One of the main difficulties is that such a routine would be required to compare virtually every point on every object with every other other object in the selection [or perhaps in the entire drawing?]. If those white rectangles might ever be made up of Lines rather than as single Polylines, it gets even more complex -- for example, how is it to decide which Lines it can ignore, and which are relevant to the result? Other complications: Might the outlying pieces ever not be closed? Would there ever be curves involved?

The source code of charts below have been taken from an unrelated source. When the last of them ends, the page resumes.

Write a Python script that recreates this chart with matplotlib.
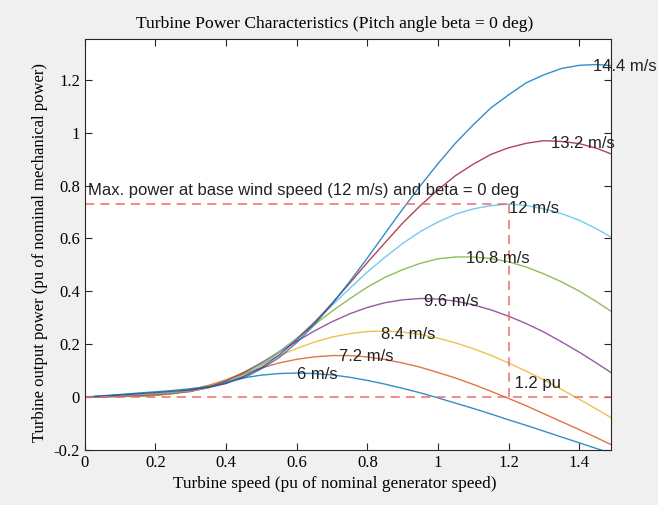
import matplotlib
matplotlib.use("Agg")
import matplotlib.pyplot as plt
from matplotlib.ticker import FuncFormatter

# turbine speed (pu)
omega = [0, 0.05, 0.1, 0.15, 0.2, 0.25, 0.3, 0.35, 0.4, 0.45, 0.5, 0.55, 0.6, 0.65, 0.7, 0.75,
         0.8, 0.85, 0.9, 0.95, 1.0, 1.05, 1.1, 1.15, 1.2, 1.25, 1.3, 1.35, 1.4, 1.45, 1.5]

# output power (pu) per wind speed
p_6 = [0, 0.001, 0.002, 0.003, 0.007, 0.015, 0.028, 0.043, 0.059, 0.073, 0.083, 0.089, 0.091,
       0.089, 0.084, 0.075, 0.063, 0.049, 0.033, 0.016, -0.003, -0.023, -0.043, -0.064, -0.086,
       -0.107, -0.129, -0.151, -0.173, -0.195, -0.216]
p_72 = [0, 0.001, 0.003, 0.004, 0.007, 0.013, 0.026, 0.044, 0.066, 0.089, 0.110, 0.129, 0.143,
        0.152, 0.157, 0.157, 0.152, 0.142, 0.129, 0.113, 0.093, 0.072, 0.048, 0.022, -0.005,
        -0.033, -0.063, -0.093, -0.123, -0.154, -0.186]
p_84 = [0, 0.002, 0.003, 0.005, 0.007, 0.013, 0.023, 0.041, 0.065, 0.094, 0.125, 0.156, 0.184,
        0.208, 0.227, 0.240, 0.248, 0.250, 0.246, 0.237, 0.223, 0.205, 0.183, 0.158, 0.129,
        0.098, 0.065, 0.029, -0.008, -0.046, -0.086]
p_96 = [0, 0.002, 0.004, 0.007, 0.009, 0.014, 0.021, 0.037, 0.061, 0.093, 0.130, 0.170, 0.211,
        0.250, 0.285, 0.315, 0.339, 0.357, 0.368, 0.373, 0.371, 0.363, 0.349, 0.330, 0.306,
        0.278, 0.246, 0.209, 0.170, 0.128, 0.084]
p_108 = [0, 0.003, 0.006, 0.009, 0.011, 0.015, 0.023, 0.035, 0.055, 0.087, 0.127, 0.172, 0.222,
         0.274, 0.325, 0.372, 0.416, 0.453, 0.482, 0.506, 0.523, 0.530, 0.530, 0.524, 0.512,
         0.492, 0.466, 0.436, 0.401, 0.360, 0.316]
p_12 = [0, 0.003, 0.007, 0.010, 0.014, 0.018, 0.024, 0.035, 0.054, 0.080, 0.119, 0.168, 0.222,
        0.284, 0.347, 0.411, 0.473, 0.529, 0.581, 0.626, 0.662, 0.692, 0.712, 0.724, 0.730,
        0.725, 0.712, 0.694, 0.669, 0.636, 0.598]
p_132 = [0, 0.004, 0.008, 0.013, 0.017, 0.022, 0.027, 0.037, 0.051, 0.078, 0.111, 0.159, 0.217,
         0.281, 0.355, 0.431, 0.509, 0.584, 0.658, 0.724, 0.784, 0.838, 0.881, 0.918, 0.943,
         0.960, 0.970, 0.967, 0.959, 0.941, 0.915]
p_144 = [0, 0.005, 0.010, 0.015, 0.020, 0.025, 0.032, 0.039, 0.054, 0.072, 0.107, 0.149, 0.206,
         0.274, 0.351, 0.437, 0.526, 0.619, 0.711, 0.799, 0.883, 0.961, 1.030, 1.094, 1.143,
         1.189, 1.219, 1.243, 1.255, 1.258, 1.253]

series = [p_6, p_72, p_84, p_96, p_108, p_12, p_132, p_144]
labels = ["6 m/s", "7.2 m/s", "8.4 m/s", "9.6 m/s", "10.8 m/s", "12 m/s", "13.2 m/s", "14.4 m/s"]
label_x = [0.60, 0.72, 0.84, 0.96, 1.08, 1.20, 1.32, 1.44]
label_y = [0.085, 0.152, 0.236, 0.362, 0.526, 0.715, 0.960, 1.252]

colors = ["#0072bd", "#d95319", "#edb120", "#7e2f8e", "#77ac30", "#4dbeee", "#a2142f", "#0072bd"]

p_max = 0.73
omega_max = 1.2

plt.rcParams['axes.unicode_minus'] = False
fig = plt.figure(figsize=(6.58, 5.05), dpi=100, facecolor="#f0f0f0")
ax = fig.add_axes([0.129, 0.109, 0.7995, 0.814])

for p, c in zip(series, colors):
    ax.plot(omega, p, color=c, lw=1.0, alpha=0.8)

red = "#f06a6a"
ax.plot([0, omega_max], [p_max, p_max], color=red, lw=1.1, dashes=(6, 4))
ax.plot([omega_max, omega_max], [0, p_max], color=red, lw=1.1, dashes=(6, 4))
ax.plot([0, 1.5], [0, 0], color=red, lw=1.1, dashes=(6, 4))

sans = "Liberation Sans"
for lx, ly, t in zip(label_x, label_y, labels):
    ax.text(lx, ly, t, family=sans, fontsize=12, color="#222222", va="center", ha="left")
ax.text(0.01, 0.78, "Max. power at base wind speed (12 m/s) and beta = 0 deg",
        family=sans, fontsize=12, color="#222222", va="center", ha="left")
ax.text(1.205, 0.053, " 1.2 pu", family=sans, fontsize=12, color="#222222", va="center", ha="left")

ax.set_xlim(0, 1.49)
ax.set_ylim(-0.2, 1.355)
ax.set_xticks([0, 0.2, 0.4, 0.6, 0.8, 1.0, 1.2, 1.4])
ax.set_yticks([-0.2, 0, 0.2, 0.4, 0.6, 0.8, 1.0, 1.2])
fmt = FuncFormatter(lambda v, pos: f"{v:g}")
ax.xaxis.set_major_formatter(fmt)
ax.yaxis.set_major_formatter(fmt)
ax.tick_params(direction="in", top=True, right=True, length=5, width=0.8,
               color="#262626", labelsize=12)
for lab in ax.get_xticklabels() + ax.get_yticklabels():
    lab.set_family("Liberation Serif")
for s in ax.spines.values():
    s.set_color("#262626")
    s.set_linewidth(0.8)

ax.set_xlabel("Turbine speed (pu of nominal generator speed)", family="Liberation Serif",
              fontsize=12.4, x=0.475)
ax.set_ylabel("Turbine output power (pu of nominal mechanical power)", family="Liberation Serif",
              fontsize=12, y=0.48)
ax.set_title("Turbine Power Characteristics (Pitch angle beta = 0 deg)", family="Liberation Serif",
             fontsize=12.6, pad=8, x=0.475)

fig.savefig("out.png", dpi=100, facecolor=fig.get_facecolor())
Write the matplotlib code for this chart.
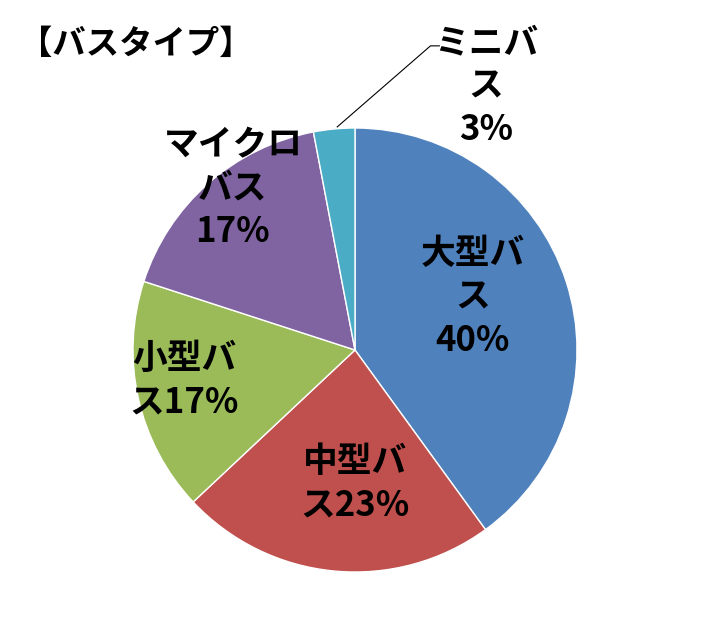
import matplotlib.pyplot as plt

plt.rcParams['font.family'] = ['Noto Sans CJK JP', 'DejaVu Sans']

# slice data (clockwise from top)
labels = ['大型バ\nス\n40%', '中型バ\nス23%', '小型バ\nス17%', 'マイクロ\nバス\n17%', 'ミニバ\nス\n3%']
shares = [40, 23, 17, 17, 3]
colors = ['#4F81BD', '#C0504D', '#9BBB59', '#8064A2', '#4BACC6']

# label spots in pie units (radius = 1)
label_xy = [(0.53, 0.24), (0.0, -0.60), (-0.77, -0.135), (-0.55, 0.73), (0.59, 1.19)]

fig = plt.figure(figsize=(7.1, 6.29), dpi=100)
ax = fig.add_axes([(355 - 222) / 710, 1 - (350 + 222) / 629, 444 / 710, 444 / 629])

wedges, _ = ax.pie(shares, colors=colors, startangle=90, counterclock=False,
                   radius=1.0, wedgeprops=dict(linewidth=1, edgecolor='white'))
ax.set_xlim(-1, 1)
ax.set_ylim(-1, 1)
ax.set_aspect('equal')

for txt, (x, y) in zip(labels, label_xy):
    ax.text(x, y, txt, ha='center', va='center', fontsize=25, fontweight='bold',
            linespacing=1.3, color='black')

# leader line for the small slice
ax.plot([-0.08, 0.34, 0.38], [1.005, 1.37, 1.37], color='black', lw=0.8, clip_on=False)

fig.text(19 / 710, 1 - 44 / 629, '【バスタイプ】', ha='left', va='center',
         fontsize=24, fontweight='bold')

fig.savefig('out.png', dpi=100)
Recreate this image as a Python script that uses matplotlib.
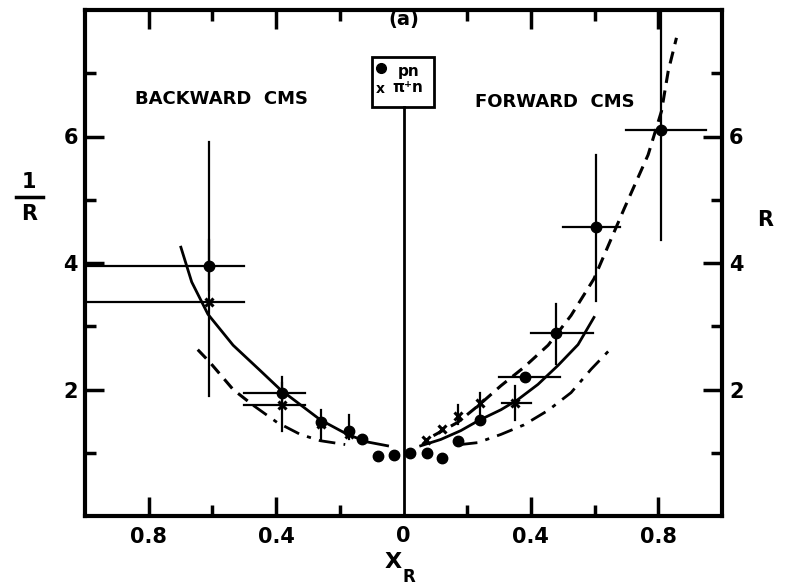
import matplotlib.pyplot as plt
from matplotlib.patches import Rectangle
from matplotlib.lines import Line2D

# data (x < 0 = backward cms, plotted as |x|)
pn_x = [-0.61, -0.38, -0.26, -0.17, -0.13, -0.08, -0.03, 0.02, 0.075, 0.12, 0.17, 0.24, 0.38, 0.48, 0.605, 0.81]
pn_y = [3.95, 1.95, 1.48, 1.35, 1.22, 0.95, 0.97, 1.0, 1.0, 0.92, 1.19, 1.52, 2.19, 2.9, 4.57, 6.1]

pin_x = [-0.61, -0.38, -0.26, -0.17, 0.07, 0.12, 0.17, 0.24, 0.35]
pin_y = [3.38, 1.75, 1.45, 1.3, 1.2, 1.37, 1.58, 1.79, 1.79]

# error bars: (x, y, x_lo, x_hi, y_lo, y_hi)
err_x = [-0.61, -0.61, -0.38, -0.38, -0.26, -0.17, 0.17, 0.24, 0.38, 0.35, 0.48, 0.605, 0.81]
err_y = [3.95, 3.38, 1.95, 1.75, 1.48, 1.35, 1.58, 1.79, 2.19, 1.79, 2.9, 4.57, 6.1]
err_xlo = [-1.0, -1.0, -0.50, -0.50, -0.26, -0.17, 0.17, 0.24, 0.30, 0.31, 0.40, 0.50, 0.70]
err_xhi = [-0.50, -0.50, -0.31, -0.31, -0.26, -0.17, 0.17, 0.24, 0.49, 0.40, 0.595, 0.68, 0.95]
err_ylo = [3.57, 1.90, 1.70, 1.35, 1.21, 1.21, 1.45, 1.62, 2.19, 1.52, 2.40, 3.40, 4.37]
err_yhi = [4.37, 5.92, 2.19, 2.10, 1.67, 1.59, 1.75, 1.95, 2.19, 2.06, 3.35, 5.70, 8.2]

# fitted curves
solid_lx = [-0.699, -0.665, -0.614, -0.535, -0.450, -0.387, -0.261, -0.176, -0.113, -0.050]
solid_ly = [4.25, 3.70, 3.19, 2.70, 2.30, 2.00, 1.52, 1.29, 1.17, 1.11]
solid_rx = [0.054, 0.117, 0.18, 0.236, 0.306, 0.359, 0.422, 0.485, 0.548, 0.598]
solid_ry = [1.11, 1.21, 1.35, 1.51, 1.68, 1.84, 2.08, 2.38, 2.71, 3.14]
dash_x = [0.094, 0.17, 0.236, 0.306, 0.378, 0.454, 0.526, 0.598, 0.693, 0.768, 0.81, 0.831, 0.857]
dash_y = [1.27, 1.48, 1.75, 2.06, 2.35, 2.70, 3.17, 3.75, 4.86, 5.71, 6.40, 7.03, 7.56]
dashl_x = [-0.646, -0.608, -0.535, -0.472]
dashl_y = [2.63, 2.43, 2.00, 1.75]
dd_lx = [-0.472, -0.397, -0.324, -0.261, -0.183]
dd_ly = [1.75, 1.48, 1.29, 1.19, 1.13]
dd_rx = [0.18, 0.233, 0.306, 0.378, 0.454, 0.526, 0.589, 0.646]
dd_ry = [1.13, 1.16, 1.29, 1.44, 1.67, 1.95, 2.32, 2.62]

fig = plt.figure(figsize=(7.88, 5.88), dpi=100)
ax = fig.add_axes([85/788, 1-516/588, (722-85)/788, (516-10)/588])

ax.plot(solid_lx, solid_ly, 'k-', lw=2)
ax.plot(solid_rx, solid_ry, 'k-', lw=2)
ax.plot(dash_x, dash_y, 'k', lw=2.2, dashes=(4, 2.5))
ax.plot(dashl_x, dashl_y, 'k', lw=2.2, dashes=(4, 2.5))
ax.plot(dd_lx, dd_ly, 'k', lw=2, dashes=(6, 3, 1.5, 3))
ax.plot(dd_rx, dd_ry, 'k', lw=2, dashes=(6, 3, 1.5, 3))

for x, y, xl, xh, yl, yh in zip(err_x, err_y, err_xlo, err_xhi, err_ylo, err_yhi):
    if xh > xl:
        ax.plot([xl, xh], [y, y], 'k-', lw=1.6)
    if yh > yl:
        ax.plot([x, x], [yl, yh], 'k-', lw=1.6)

ax.plot(pn_x, pn_y, 'ko', ms=7.5)
ax.plot(pin_x, pin_y, 'kx', ms=6, mew=2.2)

# centre line and legend box
ax.plot([0, 0], [0, 6.46], 'k-', lw=2)
ax.add_patch(Rectangle((-0.10, 6.46), 0.195, 0.80, fill=False, ec='k', lw=2))
ax.plot([-0.072], [7.08], 'ko', ms=7)
ax.text(-0.072, 6.75, 'x', ha='center', va='center', fontsize=10, fontweight='bold')
ax.text(0.015, 7.03, 'pn', ha='center', va='center', fontsize=11, fontweight='bold')
ax.text(0.015, 6.78, 'π⁺n', ha='center', va='center', fontsize=11, fontweight='bold')

ax.text(0, 7.85, '(a)', ha='center', va='center', fontsize=14, fontweight='bold')
ax.text(-0.57, 6.6, 'BACKWARD  CMS', ha='center', va='center', fontsize=13, fontweight='bold')
ax.text(0.476, 6.55, 'FORWARD  CMS', ha='center', va='center', fontsize=13, fontweight='bold')

ax.set_xlim(-1.0, 1.0)
ax.set_ylim(0, 8)
ax.set_xticks([-0.8, -0.4, 0.4, 0.8])
ax.set_xticklabels(['0.8', '0.4', '0.4', '0.8'])
ax.set_xticks([-0.6, -0.2, 0.2, 0.6], minor=True)
ax.text(0, -0.04, '0', transform=ax.get_xaxis_transform(), ha='center', va='center',
        fontsize=15, fontweight='bold')
ax.set_yticks([2, 4, 6])
ax.set_yticks([1, 3, 5, 7], minor=True)
ax.tick_params(which='both', direction='in', width=2.5, top=True, right=True,
               labelright=True, labelsize=15, pad=8)
ax.tick_params(axis='y', which='major', pad=5)
ax.tick_params(which='major', length=14)
ax.tick_params(which='minor', length=8)
for lab in ax.get_xticklabels() + ax.get_yticklabels():
    lab.set_fontweight('bold')
for t in ax.yaxis.get_major_ticks():
    t.label2.set_fontweight('bold')
for s in ax.spines.values():
    s.set_linewidth(3)

# axis labels
fig.text(29/788, 1-182/588, '1', ha='center', va='center', fontsize=15, fontweight='bold')
fig.add_artist(Line2D([16/788, 43/788], [1-197/588, 1-197/588], color='k', lw=2.5))
fig.text(29/788, 1-214/588, 'R', ha='center', va='center', fontsize=15, fontweight='bold')
fig.text(765/788, 1-220/588, 'R', ha='center', va='center', fontsize=15, fontweight='bold')
fig.text(393/788, 1-562/588, 'X', ha='center', va='center', fontsize=16, fontweight='bold')
fig.text(409/788, 1-577/588, 'R', ha='center', va='center', fontsize=12, fontweight='bold')

fig.savefig('out.png', dpi=100)
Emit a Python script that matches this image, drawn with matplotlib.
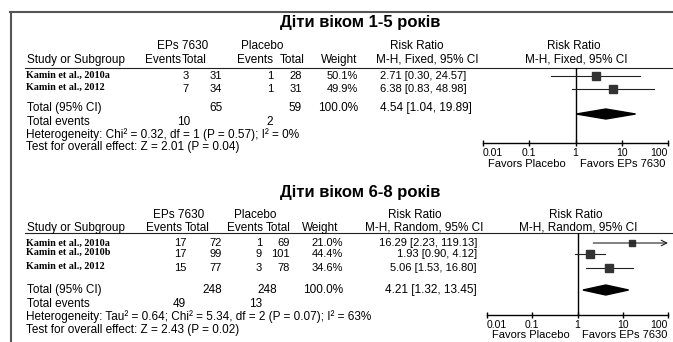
import matplotlib
matplotlib.use("Agg")
import matplotlib.pyplot as plt
from matplotlib.ticker import FixedLocator, FixedFormatter, NullLocator

W, H = 673, 342

# --- Діти віком 1-5 років (M-H, Fixed)
studies_1 = ["Kamin et al., 2010a", "Kamin et al., 2012"]
events_eps_1 = [3, 7]
total_eps_1 = [31, 34]
events_pl_1 = [1, 1]
total_pl_1 = [28, 31]
weight_1 = [50.1, 49.9]
rr_1 = [2.71, 6.38]
rr_lo_1 = [0.30, 0.83]
rr_hi_1 = [24.57, 48.98]
pooled_1 = [4.54, 1.04, 19.89]
sum_total_1 = [65, 59]
sum_events_1 = [10, 2]
het_1 = "Heterogeneity: Chi² = 0.32, df = 1 (P = 0.57); I² = 0%"
test_1 = "Test for overall effect: Z = 2.01 (P = 0.04)"

# --- Діти віком 6-8 років (M-H, Random)
studies_2 = ["Kamin et al., 2010a", "Kamin et al., 2010b", "Kamin et al., 2012"]
events_eps_2 = [17, 17, 15]
total_eps_2 = [72, 99, 77]
events_pl_2 = [1, 9, 3]
total_pl_2 = [69, 101, 78]
weight_2 = [21.0, 44.4, 34.6]
rr_2 = [16.29, 1.93, 5.06]
rr_lo_2 = [2.23, 0.90, 1.53]
rr_hi_2 = [119.13, 4.12, 16.80]
pooled_2 = [4.21, 1.32, 13.45]
sum_total_2 = [248, 248]
sum_events_2 = [49, 13]
het_2 = "Heterogeneity: Tau² = 0.64; Chi² = 5.34, df = 2 (P = 0.07); I² = 63%"
test_2 = "Test for overall effect: Z = 2.43 (P = 0.02)"

axis_ticks = [0.01, 0.1, 1, 10, 100]
axis_labels = ["0.01", "0.1", "1", "10", "100"]

SANS = "Liberation Sans"
SERIF = "Liberation Serif"
FS = 8.5
plt.rcParams["font.family"] = SANS

# розмітка у пікселях
lay_1 = dict(title="Діти віком 1-5 років", method="M-H, Fixed, 95% CI",
             title_y=23, grp_y=46, head_y=60, line_y=68,
             names_y=[75, 87], rows_y=[76, 89],
             total_y=108, diamond_y=114, events_y=122, het_y=135, test_y=147,
             axis_y=143, fav_y=164, fx=(483, 668), fav_x=(527, 623),
             grp_x=(183, 262, 417, 574), head_x=(163, 194, 255, 292, 339, 427, 576),
             num_x=(189, 222, 273, 302, 358), rr_x=380, rr_ha="left",
             sum_x=(223, 302, 358), sev_x=(190, 273))
lay_2 = dict(title="Діти віком 6-8 років", method="M-H, Random, 95% CI",
             title_y=193, grp_y=215, head_y=228, line_y=233,
             names_y=[243, 252, 266], rows_y=[243, 254, 268],
             total_y=290, diamond_y=290, events_y=304, het_y=317, test_y=330,
             axis_y=315, fav_y=335, fx=(487, 668), fav_x=(531, 625),
             grp_x=(179, 255, 415, 576), head_x=(164, 197, 245, 278, 320, 424, 578),
             num_x=(186, 222, 262, 290, 343), rr_x=477, rr_ha="right",
             sum_x=(222, 277, 343), sev_x=(186, 262))


def txt(ax, x, y, s, ha="left", size=FS, **kw):
    ax.text(x, y, s, ha=ha, va="center", fontsize=size, **kw)


def table(ax, lay, studies, ev_e, tot_e, ev_p, tot_p, weight, rr, lo, hi,
          pooled, sum_total, sum_events, het, test):
    txt(ax, 360, lay["title_y"], lay["title"], ha="center", size=12, weight="bold")
    gx = lay["grp_x"]
    for x, s in zip(gx, ["EPs 7630", "Placebo", "Risk Ratio", "Risk Ratio"]):
        txt(ax, x, lay["grp_y"], s, ha="center")
    txt(ax, 27, lay["head_y"], "Study or Subgroup")
    hx = lay["head_x"]
    for x, s in zip(hx, ["Events", "Total", "Events", "Total", "Weight",
                         lay["method"], lay["method"]]):
        txt(ax, x, lay["head_y"], s, ha="center")
    ax.plot([25, W], [lay["line_y"]] * 2, color="#222", lw=0.8)

    nx = lay["num_x"]
    for i, name in enumerate(studies):
        y = lay["rows_y"][i]
        txt(ax, 26, lay["names_y"][i], name, family=SERIF, weight="bold", size=7.3)
        vals = [ev_e[i], tot_e[i], ev_p[i], tot_p[i], f"{weight[i]:.1f}%"]
        for x, v in zip(nx, vals):
            txt(ax, x, y, str(v), ha="right", size=8)
        txt(ax, lay["rr_x"], y, f"{rr[i]:.2f} [{lo[i]:.2f}, {hi[i]:.2f}]",
            ha=lay["rr_ha"], size=8)

    y = lay["total_y"]
    txt(ax, 27, y, "Total (95% CI)")
    sx = lay["sum_x"]
    txt(ax, sx[0], y, str(sum_total[0]), ha="right")
    txt(ax, sx[1], y, str(sum_total[1]), ha="right")
    txt(ax, sx[2], y, "100.0%", ha="right")
    txt(ax, lay["rr_x"], y, f"{pooled[0]:.2f} [{pooled[1]:.2f}, {pooled[2]:.2f}]",
        ha=lay["rr_ha"])

    txt(ax, 27, lay["events_y"], "Total events")
    txt(ax, lay["sev_x"][0], lay["events_y"], str(sum_events[0]), ha="right")
    txt(ax, lay["sev_x"][1], lay["events_y"], str(sum_events[1]), ha="right")
    txt(ax, 26, lay["het_y"], het)
    txt(ax, 26, lay["test_y"], test)

    txt(ax, lay["fav_x"][0], lay["fav_y"], "Favors Placebo", ha="center", size=8)
    txt(ax, lay["fav_x"][1], lay["fav_y"], "Favors EPs 7630", ha="center", size=8)


def forest(fig, lay, rr, lo, hi, weight, pooled):
    x0, x1 = lay["fx"]
    ytop, ybot = lay["line_y"], lay["axis_y"]
    fax = fig.add_axes([x0 / W, 1 - ybot / H, (x1 - x0) / W, (ybot - ytop) / H])
    fax.set_xscale("log")
    fax.set_xlim(0.01, 100)
    fax.set_ylim(ybot, ytop)
    fax.patch.set_alpha(0)
    for s in ["top", "right", "left"]:
        fax.spines[s].set_visible(False)
    fax.spines["bottom"].set_linewidth(1)
    fax.xaxis.set_major_locator(FixedLocator(axis_ticks))
    fax.xaxis.set_major_formatter(FixedFormatter(axis_labels))
    fax.xaxis.set_minor_locator(NullLocator())
    fax.tick_params(axis="x", direction="inout", length=5, width=1, pad=1, labelsize=7.5)
    fax.set_yticks([])
    # крайні підписи осі - притиснуті до країв
    ticks = fax.xaxis.get_major_ticks()
    ticks[0].label1.set_horizontalalignment("left")
    ticks[-1].label1.set_horizontalalignment("right")
    fax.axvline(1, color="black", lw=1)

    for i in range(len(rr)):
        y = lay["rows_y"][i]
        if hi[i] > 100:
            fax.annotate("", xy=(100, y), xytext=(lo[i], y), annotation_clip=False,
                         arrowprops=dict(arrowstyle="->", lw=0.8, color="#222",
                                         shrinkA=0, shrinkB=0))
        else:
            fax.plot([lo[i], hi[i]], [y, y], color="#222", lw=0.8)
        ms = 1.2 * weight[i] ** 0.5 * 0.72
        fax.plot(rr[i], y, marker="s", ms=ms, color="#333", mec="#333", clip_on=False)

    est, l, h = pooled
    yc = lay["diamond_y"]
    fax.fill([l, est, h, est], [yc, yc - 5, yc, yc + 5], color="black", clip_on=False)


fig = plt.figure(figsize=(W / 100, H / 100), dpi=100)
ax = fig.add_axes([0, 0, 1, 1])
ax.set_xlim(0, W)
ax.set_ylim(H, 0)
ax.axis("off")

# рамка зліва і зверху
ax.plot([10, W], [12, 12], color="#555", lw=1.5)
ax.plot([11, 11], [12, H], color="#555", lw=1.5)

table(ax, lay_1, studies_1, events_eps_1, total_eps_1, events_pl_1, total_pl_1,
      weight_1, rr_1, rr_lo_1, rr_hi_1, pooled_1, sum_total_1, sum_events_1, het_1, test_1)
table(ax, lay_2, studies_2, events_eps_2, total_eps_2, events_pl_2, total_pl_2,
      weight_2, rr_2, rr_lo_2, rr_hi_2, pooled_2, sum_total_2, sum_events_2, het_2, test_2)

forest(fig, lay_1, rr_1, rr_lo_1, rr_hi_1, weight_1, pooled_1)
forest(fig, lay_2, rr_2, rr_lo_2, rr_hi_2, weight_2, pooled_2)

fig.savefig("out.png", dpi=100)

Getting it to recognize the correct conditions requiring closure would be very difficult. Here's a slightly altered approximation of your image [I moved the gap along the bottom over in relation to what's above it, assuming that kind of relationship is possible]. It's hard to imagine how to get it to not "find" the magenta/pink elements as closure opportunities, instead of the closures in your image. Also, I suspect the red ones at the top left would be hugely simpler [though not "simple"] for it to recognize and calculate than the vertical ones in your image.

I suggest you Search for threads [in the "Community," not just "this Board;" there was one somewhere pretty recently] involving "Boundary," that talk about drawing a Circle or closed Polyline or something around the entire thing, and using Hatch as a start, because [in new-enough versions] it can find and identify certain kinds of gaps. It won't do the whole thing for you, but it may give you a quicker start than manually closing all the gaps, etc.